Local Ojibwe Speakers Tapped at Recent Language Camp

Sarah Cummins

9/21/2000 12:00:00 AM

A recent language camp helped local cultural representatives tap one of the community's rare resources - Ojibwe speakers.

The event took place Aug. 13 to 18 at the Saginaw Chippewa Campgrounds. Attendees were encouraged to camp on site and to bring their tape recorders. The "Ojibwe Mowin Gawbayshiwin" or Ojibwe Language Camp is an annual event. The Saginaw Chippewa Indian Tribe volunteered to host this year's activities.

"We wanted to try to identify some of the speakers in our community," explained Charmaine Benz, publications specialist/editor for the Ziibiwing Cultural Society. "We want to use language in the center in some of the exhibits we are currently developing and designing." The site of the Ziibiwing Center, and it's completion are still in planning stages.

The people who came to the camp attended each day of class consistently, according to Ojibwe Language Instructor Brian McInnes of Fort Frances, Ontario. He said that the dedication and commitment of individuals to language is important.

The participants in the program were from many different age groups ranging from toddlers to Elders.

"The drive to continue the language comes from both ends," said McInnes. "Elders are forever urging us to remember the importance of language. There is also a very strong interest in speaking the language among five, six to seven-year-olds - not just 20-year-olds."

Twelve-year-old Saginaw Chippewa Tribal member Samantha Ekdahl said she enjoyed attending the event and would go again.

"It was kind of hard, but it was fun too," she said.

Ekdahl explained why she thinks learning Ojibwe is important.
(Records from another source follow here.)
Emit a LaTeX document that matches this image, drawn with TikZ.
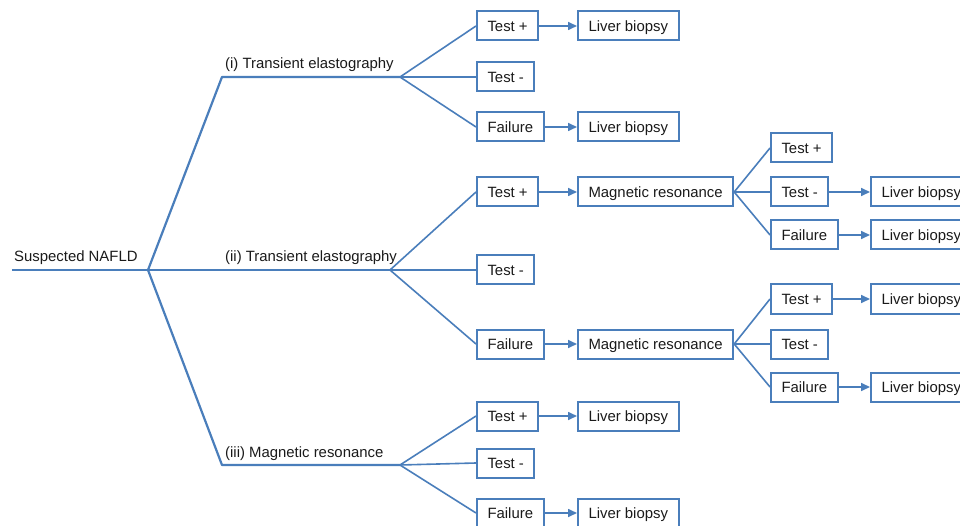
\documentclass[tikz,border=0pt]{standalone}
\usepackage{fontspec}
\setmainfont{Liberation Sans}
\usetikzlibrary{arrows.meta}
\definecolor{ln}{HTML}{4A7EBB}
\definecolor{tx}{HTML}{1A1A1A}
\begin{document}
\begin{tikzpicture}[x=1pt,y=-1pt,
  box/.style={draw=ln,line width=2pt,inner xsep=10.5pt,inner ysep=0pt,minimum height=29pt,
    text height=10.7pt,text depth=0pt,
    font=\fontsize{14.9}{16}\selectfont,text=tx,anchor=west},
  lbl/.style={font=\fontsize{14.9}{16}\selectfont,text=tx,anchor=base west,inner sep=0pt},
  trunk/.style={draw=ln,line width=2.2pt,line join=round},
  fan/.style={draw=ln,line width=1.6pt},
  arr/.style={draw=ln,line width=1.6pt,-{Triangle[length=9pt,width=8pt]}}]
\clip (0,0) rectangle (960,526);
% trunk coordinates
\coordinate (root) at (12,270);
\coordinate (j0) at (148,270);
\coordinate (k1) at (222,77);
\coordinate (f1) at (400,77);
\coordinate (f2) at (390,270);
\coordinate (k3) at (222,465);
\coordinate (f3) at (400,465);
% labels
\node[lbl] (t0) at (14,262) {Suspected NAFLD};
\node[lbl] (t1) at (225,69) {(i) Transient elastography};
\node[lbl] (t2) at (225,262) {(ii) Transient elastography};
\node[lbl] (t3) at (225,457) {(iii) Magnetic resonance};
% branch (i)
\node[box] (b1p) at (476,26) {Test +};
\node[box] (b1m) at (476,77) {Test -};
\node[box] (b1f) at (476,127) {Failure};
\node[box] (l1p) at (577,26) {Liver biopsy};
\node[box] (l1f) at (577,127) {Liver biopsy};
% branch (ii)
\node[box] (b2p) at (476,192) {Test +};
\node[box] (b2m) at (476,270) {Test -};
\node[box] (b2f) at (476,344) {Failure};
\node[box] (m2p) at (577,192) {Magnetic resonance};
\node[box] (m2f) at (577,344) {Magnetic resonance};
\node[box] (c2p) at (770,148) {Test +};
\node[box] (c2m) at (770,192) {Test -};
\node[box] (c2f) at (770,235) {Failure};
\node[box] (l2m) at (870,192) {Liver biopsy};
\node[box] (l2f) at (870,235) {Liver biopsy};
\node[box] (d2p) at (770,299) {Test +};
\node[box] (d2m) at (770,344) {Test -};
\node[box] (d2f) at (770,387) {Failure};
\node[box] (l2dp) at (870,299) {Liver biopsy};
\node[box] (l2df) at (870,387) {Liver biopsy};
% branch (iii)
\node[box] (b3p) at (476,416) {Test +};
\node[box] (b3m) at (476,463) {Test -};
\node[box] (b3f) at (476,513) {Failure};
\node[box] (l3p) at (577,416) {Liver biopsy};
\node[box] (l3f) at (577,513) {Liver biopsy};
% trunks
\draw[trunk] (root) -- (f2);
\draw[trunk] (j0) -- (k1) -- (f1);
\draw[trunk] (j0) -- (k3) -- (f3);
% fans
\draw[fan] (f1) -- (b1p.west);
\draw[fan] (f1) -- (b1m.west);
\draw[fan] (f1) -- (b1f.west);
\draw[fan] (f2) -- (b2p.west);
\draw[fan] (f2) -- (b2m.west);
\draw[fan] (f2) -- (b2f.west);
\draw[fan] (f3) -- (b3p.west);
\draw[fan] (f3) -- (b3m.west);
\draw[fan] (f3) -- (b3f.west);
\draw[fan] (m2p.east) -- (c2p.west);
\draw[fan] (m2p.east) -- (c2m.west);
\draw[fan] (m2p.east) -- (c2f.west);
\draw[fan] (m2f.east) -- (d2p.west);
\draw[fan] (m2f.east) -- (d2m.west);
\draw[fan] (m2f.east) -- (d2f.west);
% arrows
\draw[arr] (b1p.east) -- (l1p.west);
\draw[arr] (b1f.east) -- (l1f.west);
\draw[arr] (b2p.east) -- (m2p.west);
\draw[arr] (b2f.east) -- (m2f.west);
\draw[arr] (c2m.east) -- (l2m.west);
\draw[arr] (c2f.east) -- (l2f.west);
\draw[arr] (d2p.east) -- (l2dp.west);
\draw[arr] (d2f.east) -- (l2df.west);
\draw[arr] (b3p.east) -- (l3p.west);
\draw[arr] (b3f.east) -- (l3f.west);
\end{tikzpicture}
\end{document}
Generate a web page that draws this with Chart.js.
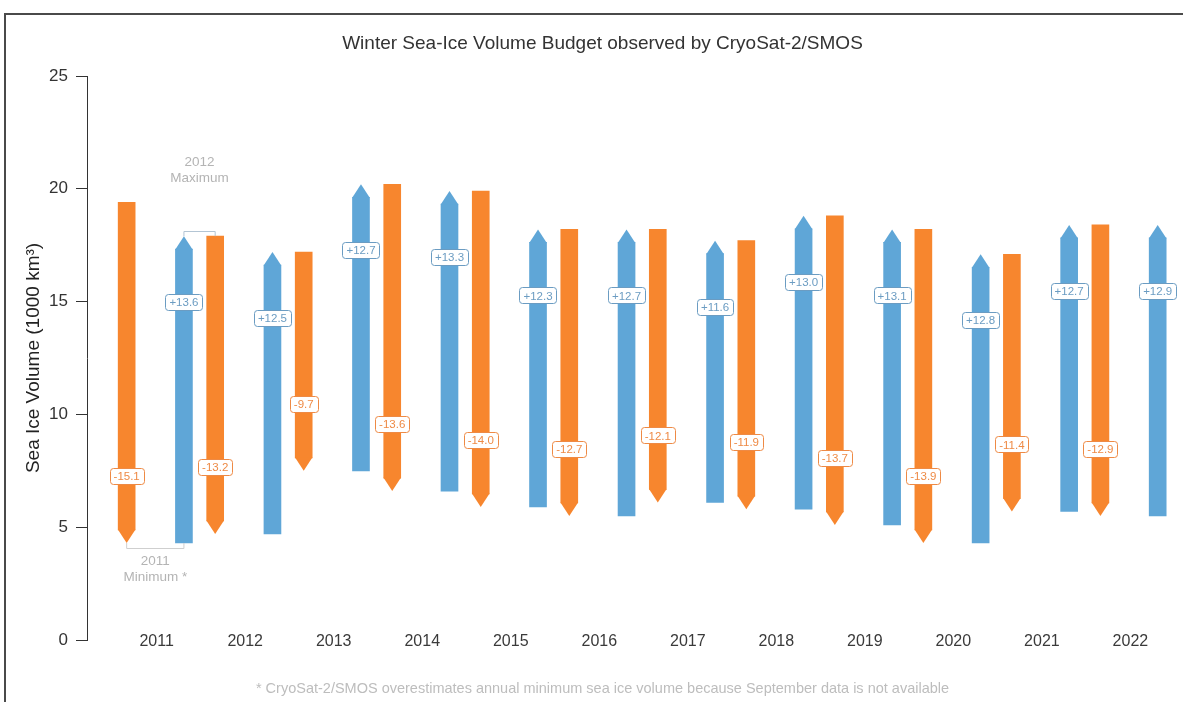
<!DOCTYPE html>
<html>
<head>
<meta charset="utf-8">
<title>Winter Sea-Ice Volume Budget</title>
<script src="https://cdn.jsdelivr.net/npm/chart.js@4.4.1/dist/chart.umd.min.js"></script>
<style>
  html, body { margin: 0; padding: 0; background: #fff; }
  #wrap { position: relative; width: 1183px; height: 702px; overflow: hidden; }
  #frame { position: absolute; left: 4px; top: 13px; width: 1300px; height: 800px;
           border-left: 2px solid #4a4a4a; border-top: 2px solid #4a4a4a; }
  #chart { position: absolute; left: 0; top: 0; }
</style>
</head>
<body>
<div id="wrap">
  <div id="frame"></div>
  <canvas id="chart" width="1183" height="702"></canvas>
</div>
<script>
// Data (1000 km3)
const years = [2011, 2012, 2013, 2014, 2015, 2016, 2017, 2018, 2019, 2020, 2021, 2022];
const yearLabels = ['2011', '2012', '2013', '2014', '2015', '2016', '2017', '2018', '2019', '2020', '2021', '2022'];
// spring maximum 2011..2023 and autumn minimum 2011..2022
const maxima = [19.4, 17.9, 17.2, 20.2, 19.9, 18.2, 18.2, 17.7, 18.8, 18.2, 17.1, 18.4, 18.4];
const minima = [4.3, 4.7, 7.5, 6.6, 5.9, 5.5, 6.1, 5.8, 5.1, 4.3, 5.7, 5.5];
const meltText = ['-15.1', '-13.2', '-9.7', '-13.6', '-14.0', '-12.7', '-12.1', '-11.9', '-13.7', '-13.9', '-11.4', '-12.9'];
const growthText = ['+13.6', '+12.5', '+12.7', '+13.3', '+12.3', '+12.7', '+11.6', '+13.0', '+13.1', '+12.8', '+12.7', '+12.9'];

const maxNote = ['2012', 'Maximum'];
const minNote = ['2011', 'Minimum *'];
const footnote = '* CryoSat-2/SMOS overestimates annual minimum sea ice volume because September data is not available';

const BLUE = '#5fa6d7';
const ORANGE = '#f7862e';
const FONT = "'Liberation Sans', Arial, sans-serif";
const HEAD = 13; // arrow head length in px

Chart.defaults.font.family = FONT;

// cut the bars short and put a pointed head on them
const arrowHeads = {
  id: 'arrowHeads',
  afterDatasetsUpdate(chart) {
    chart.data.datasets.forEach((ds, i) => {
      chart.getDatasetMeta(i).data.forEach(bar => {
        if (ds.arrow === 'up') { bar.tip = bar.y; bar.y += HEAD; }
        else { bar.tip = bar.base; bar.base -= HEAD; }
      });
    });
  },
  afterDatasetsDraw(chart) {
    const ctx = chart.ctx;
    chart.data.datasets.forEach((ds, i) => {
      const dir = ds.arrow === 'up' ? 1 : -1;
      ctx.save();
      ctx.fillStyle = ds.backgroundColor;
      chart.getDatasetMeta(i).data.forEach(bar => {
        const half = bar.width / 2 + 0.3;
        const start = (dir === 1 ? bar.y : bar.base) + dir * 0.5;
        ctx.beginPath();
        ctx.moveTo(bar.x - half, start);
        ctx.lineTo(bar.x, bar.tip);
        ctx.lineTo(bar.x + half, start);
        ctx.closePath();
        ctx.fill();
      });
      ctx.restore();
    });
  }
};

// boxed numbers on each bar
const changeLabels = {
  id: 'changeLabels',
  afterDatasetsDraw(chart) {
    const ctx = chart.ctx;
    ctx.save();
    ctx.font = '11.5px ' + FONT;
    ctx.textAlign = 'center';
    ctx.textBaseline = 'middle';
    chart.data.datasets.forEach((ds, i) => {
      chart.getDatasetMeta(i).data.forEach((bar, j) => {
        const text = ds.changes[j];
        const cy = bar.tip + (ds.arrow === 'up' ? 66 : -67);
        const w = ctx.measureText(text).width + 8;
        const h = 16;
        ctx.beginPath();
        ctx.roundRect(Math.round(bar.x - w / 2) + 0.5, Math.round(cy - h / 2) + 0.5, Math.round(w), h, 3);
        ctx.fillStyle = '#fff';
        ctx.fill();
        ctx.lineWidth = 1;
        ctx.strokeStyle = ds.labelColor;
        ctx.stroke();
        ctx.fillStyle = ds.labelColor;
        ctx.fillText(text, bar.x, cy + 1);
      });
    });
    ctx.restore();
  }
};

// brackets for the 2012 maximum and 2011 minimum
const extremes = {
  id: 'extremes',
  afterDatasetsDraw(chart) {
    const ctx = chart.ctx;
    const melt = chart.getDatasetMeta(0).data;
    const grow = chart.getDatasetMeta(1).data;
    ctx.save();
    ctx.lineWidth = 1;
    ctx.font = '13.5px ' + FONT;
    ctx.textAlign = 'center';
    ctx.textBaseline = 'middle';

    // maximum
    let a = grow[0], b = melt[1];
    let yb = Math.round(Math.min(a.tip, b.y) - 5) + 0.5;
    ctx.strokeStyle = '#b3c5d4';
    ctx.beginPath();
    ctx.moveTo(a.x, a.tip); ctx.lineTo(a.x, yb); ctx.lineTo(b.x, yb); ctx.lineTo(b.x, b.y);
    ctx.stroke();
    ctx.fillStyle = '#b4b4b4';
    ctx.fillText(maxNote[0], (a.x + b.x) / 2, yb - 69);
    ctx.fillText(maxNote[1], (a.x + b.x) / 2, yb - 53);

    // minimum
    a = melt[0]; b = grow[0];
    yb = Math.round(Math.max(a.tip, b.base) + 5) + 0.5;
    ctx.strokeStyle = '#cfcfcf';
    ctx.beginPath();
    ctx.moveTo(a.x, a.tip); ctx.lineTo(a.x, yb); ctx.lineTo(b.x, yb); ctx.lineTo(b.x, b.base);
    ctx.stroke();
    ctx.fillText(minNote[0], (a.x + b.x) / 2, yb + 13);
    ctx.fillText(minNote[1], (a.x + b.x) / 2, yb + 29);
    ctx.restore();
  }
};

const chart = new Chart(document.getElementById('chart'), {
  type: 'bar',
  data: {
    datasets: [
      {
        label: 'Melt',
        arrow: 'down',
        changes: meltText,
        labelColor: '#ee8a45',
        data: years.map((y, i) => ({ x: y - 0.339, y: [maxima[i], minima[i]] })),
        backgroundColor: ORANGE,
        barThickness: 17,
        grouped: false
      },
      {
        label: 'Growth',
        arrow: 'up',
        changes: growthText,
        labelColor: '#6b9cc2',
        data: years.map((y, i) => ({ x: y + 0.308, y: [minima[i], maxima[i + 1]] })),
        backgroundColor: BLUE,
        barThickness: 17,
        grouped: false
      }
    ]
  },
  options: {
    responsive: false,
    animation: false,
    layout: { padding: { left: 22, right: 0, top: 0, bottom: 0 } },
    plugins: {
      legend: { display: false },
      tooltip: { enabled: false },
      title: {
        display: true,
        text: 'Winter Sea-Ice Volume Budget observed by CryoSat-2/SMOS',
        color: '#333',
        font: { size: 19, weight: 'normal' },
        padding: { top: 32, bottom: 21.2 }
      },
      subtitle: {
        display: true,
        position: 'bottom',
        text: footnote,
        color: '#bdbdbd',
        font: { size: 14.5 },
        padding: { top: 30.3, bottom: 4.3 }
      }
    },
    scales: {
      x: {
        type: 'linear',
        offset: false,
        min: 2010.213,
        max: 2022.594,
        grid: { display: false, drawTicks: false },
        border: { display: false },
        afterBuildTicks: s => { s.ticks = years.map(v => ({ value: v })); },
        afterFit: s => { s.height = 10; },
        ticks: {
          color: '#3a3a3a',
          font: { size: 16 },
          mirror: true,
          padding: -11,
          maxRotation: 0,
          autoSkip: false,
          callback: (v, i) => yearLabels[i]
        }
      },
      y: {
        min: 0,
        max: 25,
        afterFit: s => { s.width = 65; },
        ticks: { stepSize: 5, color: '#333', font: { size: 17 }, padding: 8 },
        grid: { drawOnChartArea: false, tickLength: 11, color: '#333' },
        border: { color: '#333', width: 1 },
        title: {
          display: true,
          text: 'Sea Ice Volume (1000 km³)',
          color: '#222',
          font: { size: 19 },
          padding: 0
        }
      }
    }
  },
  plugins: [arrowHeads, changeLabels, extremes]
});
</script>
</body>
</html>
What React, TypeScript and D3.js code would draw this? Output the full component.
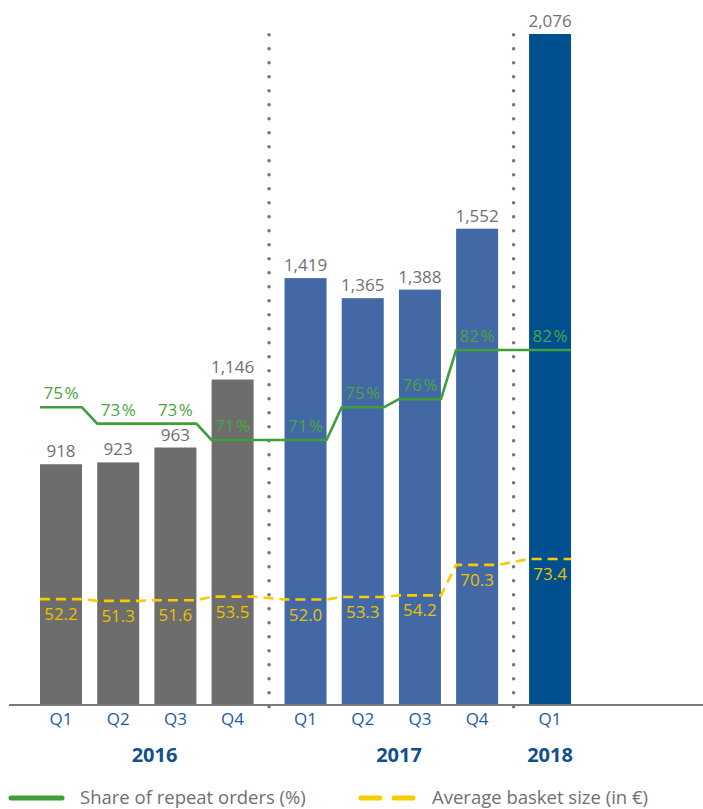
import React from "react";
import * as d3 from "d3";

const quarters = ["Q1", "Q2", "Q3", "Q4", "Q1", "Q2", "Q3", "Q4", "Q1"];
const yearOf = ["2016", "2016", "2016", "2016", "2017", "2017", "2017", "2017", "2018"];
const yearGroups = ["2016", "2017", "2018"];
const orders = [918, 923, 963, 1146, 1419, 1365, 1388, 1552, 2076];
const repeatShare = [75, 73, 73, 71, 71, 75, 76, 82, 82];
const basketSize = [52.2, 51.3, 51.6, 53.5, 52.0, 53.3, 54.2, 70.3, 73.4];
const legendLabels = ["Share of repeat orders (%)", "Average basket size (in €)"];

const W = 703;
const H = 809;
const FONT = "'Open Sans', 'Noto Sans', sans-serif";
const barColors: Record<string, string> = { "2016": "#6d6d6b", "2017": "#4269a5", "2018": "#00508f" };
const GREEN = "#3f9e37";
const GREEN_TEXT = "#4aa444";
const YELLOW = "#f7cc00";
const YELLOW_TEXT = "#e9c200";
const GREY_TEXT = "#707070";
const BLUE_TEXT = "#1d5c9c";
const YEAR_TEXT = "#10508c";

const BASE = 705;
const BAR_W = 42;

// slot index with extra gap between year groups
const slot = (i: number) => i + yearGroups.indexOf(yearOf[i]) * 0.275;
const x = d3.scaleLinear().domain([0, 1]).range([40, 97.2]);
const y = d3.scaleLinear().domain([270, 2076]).range([BASE, 34]);
const yShare = d3.scaleLinear().domain([71, 82]).range([440, 350]);
const yBasket = d3.scaleLinear().domain([52, 73.4]).range([599.5, 559]);
const fmt = d3.format(",");

function stepPath(vals: number[], sc: d3.ScaleLinear<number, number>) {
  const pts: [number, number][] = [];
  vals.forEach((v, i) => {
    const x0 = x(slot(i));
    pts.push([x0, sc(v)]);
    pts.push([x0 + BAR_W, sc(v)]);
  });
  return d3.line()(pts) || "";
}

export default function App() {
  const idx = orders.map((_, i) => i);
  const groupFirst = yearGroups.map((g) => yearOf.indexOf(g));
  const groupLast = yearGroups.map((g) => yearOf.lastIndexOf(g));
  const separators = yearGroups.slice(1).map((_, k) => {
    const a = x(slot(groupLast[k])) + BAR_W;
    const b = x(slot(groupFirst[k + 1]));
    return (a + b) / 2;
  });
  const yearCenter = yearGroups.map((_, k) => {
    const left = x(slot(groupFirst[k]));
    const right = k < separators.length ? separators[k] : x(slot(groupLast[k])) + BAR_W;
    return (left + right) / 2;
  });

  return (
    <svg
      width={W}
      height={H}
      style={{ position: "absolute", left: 0, top: 0, background: "#fff" }}
      fontFamily={FONT}
    >
      {/* bars */}
      {idx.map((i) => (
        <rect
          key={"b" + i}
          x={x(slot(i))}
          y={y(orders[i])}
          width={BAR_W}
          height={BASE - y(orders[i])}
          fill={barColors[yearOf[i]]}
        />
      ))}
      {/* bar value labels */}
      {idx.map((i) => (
        <text
          key={"v" + i}
          x={x(slot(i)) + BAR_W / 2}
          y={y(orders[i]) - 7}
          textAnchor="middle"
          fontSize={17}
          fill={GREY_TEXT}
        >
          {fmt(orders[i])}
        </text>
      ))}
      {/* separators */}
      {separators.map((sx, k) => (
        <path
          key={"s" + k}
          d={`M${sx},34.7L${sx},707`}
          stroke="#777"
          strokeWidth={3.6}
          strokeLinecap="round"
          strokeDasharray="0 14"
        />
      ))}
      {/* axis line */}
      <line x1={9} x2={W} y1={BASE} y2={BASE} stroke="#7a7a7a" strokeWidth={2} />
      {/* lines */}
      <path d={stepPath(repeatShare, yShare)} fill="none" stroke={GREEN} strokeWidth={2.6} strokeLinejoin="round" />
      <path
        d={stepPath(basketSize, yBasket)}
        fill="none"
        stroke={YELLOW}
        strokeWidth={2.6}
        strokeDasharray="10 6"
      />
      {/* share labels */}
      {idx.map((i) => (
        <text
          key={"g" + i}
          x={x(slot(i)) + BAR_W / 2}
          y={yShare(repeatShare[i]) - 8}
          textAnchor="middle"
          fontSize={17}
          fill={GREEN_TEXT}
        >
          {repeatShare[i]}
          <tspan dx={1.5}>%</tspan>
        </text>
      ))}
      {/* basket labels */}
      {idx.map((i) => (
        <text
          key={"y" + i}
          x={x(slot(i)) + BAR_W / 2}
          y={yBasket(basketSize[i]) + 21}
          textAnchor="middle"
          fontSize={17}
          fill={YELLOW_TEXT}
        >
          {basketSize[i].toFixed(1)}
        </text>
      ))}
      {/* quarter labels */}
      {idx.map((i) => (
        <text
          key={"q" + i}
          x={x(slot(i)) + BAR_W / 2}
          y={725}
          textAnchor="middle"
          fontSize={17}
          fill={BLUE_TEXT}
        >
          {quarters[i]}
        </text>
      ))}
      {/* year labels */}
      {yearGroups.map((g, k) => (
        <text
          key={"yr" + g}
          x={yearCenter[k]}
          y={762}
          textAnchor="middle"
          fontSize={20}
          fontWeight="bold"
          fill={YEAR_TEXT}
        >
          {g}
        </text>
      ))}
      {/* legend */}
      <line x1={11} x2={62} y1={798} y2={798} stroke={GREEN} strokeWidth={5} strokeLinecap="round" />
      <text x={80} y={804} fontSize={18.5} fill={GREY_TEXT}>
        {legendLabels[0]}
      </text>
      <line
        x1={361}
        x2={416}
        y1={798}
        y2={798}
        stroke={YELLOW}
        strokeWidth={5}
        strokeLinecap="round"
        strokeDasharray="19 14"
      />
      <text x={432} y={804} fontSize={18.5} fill={GREY_TEXT}>
        {legendLabels[1]}
      </text>
    </svg>
  );
}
"Not a lot of people know the language anymore," she said. "We learn, so we can keep carrying on the traditions."

McInnes said he believes immersion programs could effectively fight the loss of Native language in children.

"We are going to have to create our own school systems that sustain this, promote this," he said. "We have to get back to immersion. Parents need to have faith and commitment to their kids schools."

McInnes said he was confident that the participants from all age groups had achieved a growth process from attending the language camp.

"Some of them have come here with no language," he explained. "They have learned to give voice to feelings, emotions and desires."

Speaking to the Creator and fellow Anishinabe in Ojibwe is empowering, according to McInnes. However, not all Anishinabe speak Ojibwe the same way, although they are speaking the same language.

"People from different regions have different accents," he said. "I think it's important that we don't get hung up on that."

Despite differences in accents, Ojibwe speakers can understand each other, according to McInnes.

An Elder from Wasauksing First Nation in Ontario, where McInnes previously worked, gave some advice regarding this issue at a community meeting. McInnes said he has never forgotten her words: It's not important about dialect; it's important that we keep speaking.

Native languages have a lot of cultural significance, according to McInnes. Ojibwe is used at powwow, ceremonies and namings.

"Even names come from dreamers who speak the language," he said. "How do we dream names in a language we don't speak anymore?"